What is asked: Using the listing below, output only the lines from the one that contains "Give me the" through the one that contains "from matplotlib.lines import Line2D", inclusive, exactly as given and without images.

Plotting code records
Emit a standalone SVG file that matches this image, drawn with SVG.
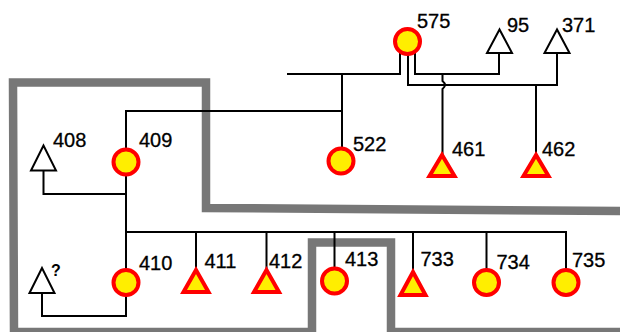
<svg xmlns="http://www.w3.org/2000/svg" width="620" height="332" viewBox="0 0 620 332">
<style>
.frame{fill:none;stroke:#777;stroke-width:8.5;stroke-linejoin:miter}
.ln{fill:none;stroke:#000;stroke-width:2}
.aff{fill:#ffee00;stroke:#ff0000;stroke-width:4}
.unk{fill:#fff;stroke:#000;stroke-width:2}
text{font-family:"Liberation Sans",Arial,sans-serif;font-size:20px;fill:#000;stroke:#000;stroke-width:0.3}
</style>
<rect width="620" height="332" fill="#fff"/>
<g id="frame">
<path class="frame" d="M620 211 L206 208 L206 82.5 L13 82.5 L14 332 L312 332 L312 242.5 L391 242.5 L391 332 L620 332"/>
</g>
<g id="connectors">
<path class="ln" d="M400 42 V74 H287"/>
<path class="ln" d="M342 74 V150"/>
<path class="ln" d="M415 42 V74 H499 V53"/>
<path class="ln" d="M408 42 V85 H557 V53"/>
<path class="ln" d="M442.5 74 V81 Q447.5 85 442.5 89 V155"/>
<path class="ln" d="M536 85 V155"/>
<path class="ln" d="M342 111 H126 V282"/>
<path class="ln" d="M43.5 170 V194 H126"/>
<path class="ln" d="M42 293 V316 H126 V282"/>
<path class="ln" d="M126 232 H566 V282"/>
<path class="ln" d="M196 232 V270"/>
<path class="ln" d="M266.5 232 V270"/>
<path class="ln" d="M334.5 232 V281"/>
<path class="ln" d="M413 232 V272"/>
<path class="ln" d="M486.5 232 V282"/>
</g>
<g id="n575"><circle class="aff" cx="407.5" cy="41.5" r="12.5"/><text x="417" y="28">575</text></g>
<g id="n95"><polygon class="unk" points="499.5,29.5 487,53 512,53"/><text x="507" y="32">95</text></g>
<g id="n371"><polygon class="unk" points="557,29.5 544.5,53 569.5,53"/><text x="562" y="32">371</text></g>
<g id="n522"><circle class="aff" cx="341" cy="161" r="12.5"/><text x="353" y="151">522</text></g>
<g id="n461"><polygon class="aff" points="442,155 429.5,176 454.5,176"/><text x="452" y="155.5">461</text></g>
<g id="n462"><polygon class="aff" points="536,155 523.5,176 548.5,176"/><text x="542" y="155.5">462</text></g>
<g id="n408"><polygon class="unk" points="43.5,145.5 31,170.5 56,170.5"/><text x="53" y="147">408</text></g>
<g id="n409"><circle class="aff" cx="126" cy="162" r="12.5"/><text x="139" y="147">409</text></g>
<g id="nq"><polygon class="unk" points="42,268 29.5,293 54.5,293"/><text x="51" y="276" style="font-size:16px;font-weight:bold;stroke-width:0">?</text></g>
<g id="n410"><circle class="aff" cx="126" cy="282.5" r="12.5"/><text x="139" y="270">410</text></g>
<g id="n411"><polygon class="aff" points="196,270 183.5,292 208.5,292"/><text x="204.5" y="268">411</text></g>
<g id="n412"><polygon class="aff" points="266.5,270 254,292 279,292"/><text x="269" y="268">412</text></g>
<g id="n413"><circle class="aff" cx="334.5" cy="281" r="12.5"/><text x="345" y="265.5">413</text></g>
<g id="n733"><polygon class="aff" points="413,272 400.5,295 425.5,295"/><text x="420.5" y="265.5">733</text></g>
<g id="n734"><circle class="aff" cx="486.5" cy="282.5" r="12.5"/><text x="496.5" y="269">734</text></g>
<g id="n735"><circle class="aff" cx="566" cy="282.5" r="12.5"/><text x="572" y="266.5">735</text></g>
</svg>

...

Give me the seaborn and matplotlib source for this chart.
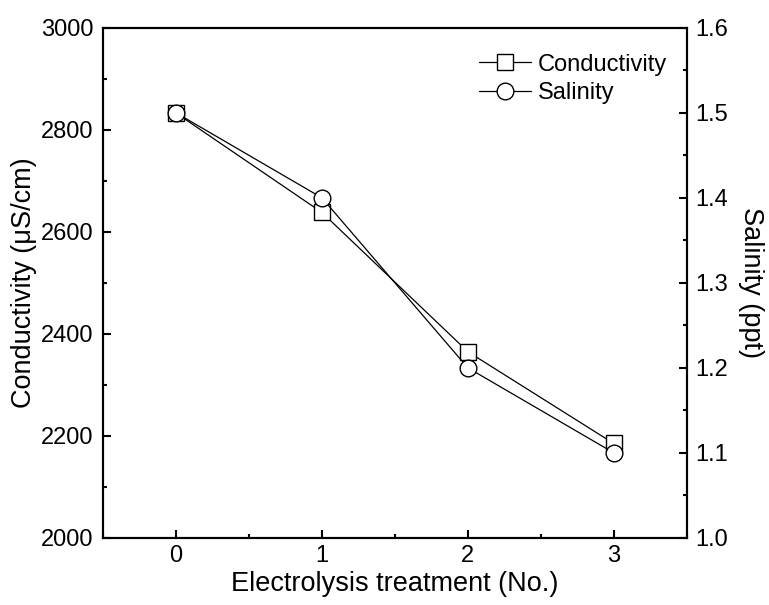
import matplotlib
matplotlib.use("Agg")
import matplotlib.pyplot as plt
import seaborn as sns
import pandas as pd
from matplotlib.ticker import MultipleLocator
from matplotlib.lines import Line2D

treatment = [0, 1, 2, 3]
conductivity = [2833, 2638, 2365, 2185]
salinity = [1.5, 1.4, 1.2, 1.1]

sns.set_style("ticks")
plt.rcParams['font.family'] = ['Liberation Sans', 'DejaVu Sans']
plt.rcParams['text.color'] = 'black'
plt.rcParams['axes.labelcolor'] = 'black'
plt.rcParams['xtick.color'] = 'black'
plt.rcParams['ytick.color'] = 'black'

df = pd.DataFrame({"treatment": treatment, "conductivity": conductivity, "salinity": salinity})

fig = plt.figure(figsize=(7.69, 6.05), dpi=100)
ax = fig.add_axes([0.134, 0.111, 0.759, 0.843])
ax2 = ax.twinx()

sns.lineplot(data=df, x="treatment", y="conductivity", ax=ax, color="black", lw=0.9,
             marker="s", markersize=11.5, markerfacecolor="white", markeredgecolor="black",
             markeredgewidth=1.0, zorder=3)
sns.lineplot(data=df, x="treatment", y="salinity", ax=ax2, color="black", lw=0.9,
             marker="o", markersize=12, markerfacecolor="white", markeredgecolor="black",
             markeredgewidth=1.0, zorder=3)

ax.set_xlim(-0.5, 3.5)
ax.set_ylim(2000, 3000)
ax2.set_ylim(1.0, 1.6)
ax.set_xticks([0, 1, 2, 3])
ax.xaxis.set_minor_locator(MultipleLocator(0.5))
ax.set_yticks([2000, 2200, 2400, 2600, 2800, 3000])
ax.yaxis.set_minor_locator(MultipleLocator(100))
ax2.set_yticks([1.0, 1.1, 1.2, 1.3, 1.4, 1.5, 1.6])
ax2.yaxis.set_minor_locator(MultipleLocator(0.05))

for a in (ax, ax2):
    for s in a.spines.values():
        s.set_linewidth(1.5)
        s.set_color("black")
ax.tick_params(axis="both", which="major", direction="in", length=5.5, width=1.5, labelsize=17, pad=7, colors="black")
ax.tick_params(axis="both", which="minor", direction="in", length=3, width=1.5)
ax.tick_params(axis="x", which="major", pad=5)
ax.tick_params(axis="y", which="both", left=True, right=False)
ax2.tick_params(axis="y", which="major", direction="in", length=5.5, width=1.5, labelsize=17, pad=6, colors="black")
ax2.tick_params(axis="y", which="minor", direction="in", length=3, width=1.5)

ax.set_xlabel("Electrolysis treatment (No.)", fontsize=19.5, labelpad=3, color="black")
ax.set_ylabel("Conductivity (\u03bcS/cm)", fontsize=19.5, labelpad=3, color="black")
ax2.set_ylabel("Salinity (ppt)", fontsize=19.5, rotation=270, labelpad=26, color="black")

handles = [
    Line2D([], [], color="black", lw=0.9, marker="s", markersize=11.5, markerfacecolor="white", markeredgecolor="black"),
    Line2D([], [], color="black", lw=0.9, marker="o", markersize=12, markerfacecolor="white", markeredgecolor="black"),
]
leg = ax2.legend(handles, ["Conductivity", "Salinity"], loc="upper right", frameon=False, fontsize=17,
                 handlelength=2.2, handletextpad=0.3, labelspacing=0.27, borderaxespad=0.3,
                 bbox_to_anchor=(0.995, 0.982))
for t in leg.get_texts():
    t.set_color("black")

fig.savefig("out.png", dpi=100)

Reply:
Give me the seaborn and matplotlib source for this chart.
import matplotlib
matplotlib.use("Agg")
import matplotlib.pyplot as plt
import seaborn as sns
import pandas as pd
from matplotlib.ticker import MultipleLocator
from matplotlib.lines import Line2D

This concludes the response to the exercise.